By the late 2000s, divisions like Mesopotamia held as few as 2,250 voters while Belmopan swelled to over 10,000. The result: vast discrepancies in voting power, benefiting urban incumbents and denying thousands of citizens equal representation.

In 2019, the Belize Peace Movement (BPM) filed a lawsuit seeking to compel the government to implement long-overdue redistricting. They argued that continued malapportionment violated both the letter and spirit of the Constitution. In August 2020, Justice Michelle Arana ruled in their favor, recognizing that the divisions were unconstitutional—but crucially, she declined to halt the upcoming general election, leaving reform to the discretion of the newly elected administration.

🎭 PUP’s Promise—and Its Political U-Turn

Upon taking office in November 2020, the People’s United Party (PUP), under Prime Minister John Briceño, promised to correct the imbalance. That promise evaporated quickly. Despite a report from the Elections and Boundaries Commission and the release of 2022 census data, no redistricting action was taken.

Instead, when the Peace Movement renewed its efforts in 2024 to stop yet another election based on unconstitutional divisions, the government responded with brute legal force—deploying Marine Parade Chamber’s Hector Guerra, a high-profile PUP Senator, to suffocate the case with procedural strikes.

And it worked. In July 2025, Supreme Court Justice Tawanda Hondora dismissed the case as an “abuse of process,” a ruling that many constitutional scholars and civil society groups viewed as a thinly veiled political maneuver.

🚨 The Enriquez Revelation: Judicial Bias and a Gag Order

What followed has stunned even seasoned observers of Belize’s judicial system.

Jeremy Enriquez, the lead claimant, revealed that during a break in the court’s proceedings, a live microphone caught Justice Hondora admitting he had already made up his mind to dismiss the case. This prompted Enriquez’s attorney, Anand Ramlogan (SC) of Trinidad, to file a formal complaint with the Judicial and Legal Services Commission (JLSC) alleging judicial bias and misconduct.

Rather than initiating an investigation, the judiciary—under Justice Hondora’s hand—retaliated with a series of more than 20 orders against Enriquez and Ramlogan, including a gag order forbidding them from speaking about the case.

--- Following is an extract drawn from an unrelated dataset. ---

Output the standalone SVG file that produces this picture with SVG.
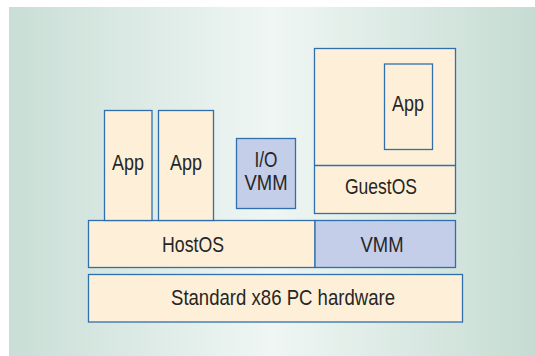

The orders were issued without trial or hearing. Enriquez publicly described the experience as “an attempt to intimidate” and suppress public scrutiny of an already compromised judicial process.

⚖️ Court of Appeal: A Stunning Reversal

In a dramatic twist, the Belize Court of Appeal recently lifted the gag order and struck down all 20+ of Justice Hondora’s decisions, paving the way for the redistricting case to proceed on a clean slate.

The appellate court found the orders egregious enough to vacate them entirely—an extraordinary move that casts a long shadow over Justice Hondora’s impartiality and the integrity of the High Court process. It also raises grave constitutional questions about the use of judicial authority to suppress fundamental rights and entrench electoral inequality.

The Judicial and Legal Services Commission, to date, has refused to act on the misconduct complaint, offering only silence and bureaucratic acknowledgment.

🧨 The Conflict of Interest Nobody Wants to Acknowledge

Enriquez has also called out a glaring conflict of interest: Minister Henry Charles Usher, the PUP’s key voice on constitutional matters, continues to speak about redistricting while representing one of the smallest and most overrepresented divisions—Fort George.

“The system is broken,” Enriquez told reporters. “Both major political parties have violated the Constitution repeatedly, and the silence of the Bar Association, civil society, and institutions only emboldens the abuse.”

🔥 A Constitutional Crisis, Not Just a Court Case

This is no longer just a case of bureaucratic delay or failed political will. It is a full-blown constitutional crisis in which:

  • A government has refused to redistrict for political advantage.
  • A judge allegedly biased the outcome and used gag orders to suppress dissent.
  • The nation’s courts became a battleground between citizens seeking justice and a system built to protect incumbency.

🚨 What’s Next?

The redistricting case may now return to the High Court under a new judge, and the public eye will remain fixed on whether a fair trial is finally allowed to proceed.

But the real battle is not in the courtrooms. It is in the court of public opinion—and in the conscience of the Belizean people.

Because democracy delayed is democracy denied. And in Belize, democracy has not merely been delayed—it has been deliberately locked away by the very people entrusted to protect it.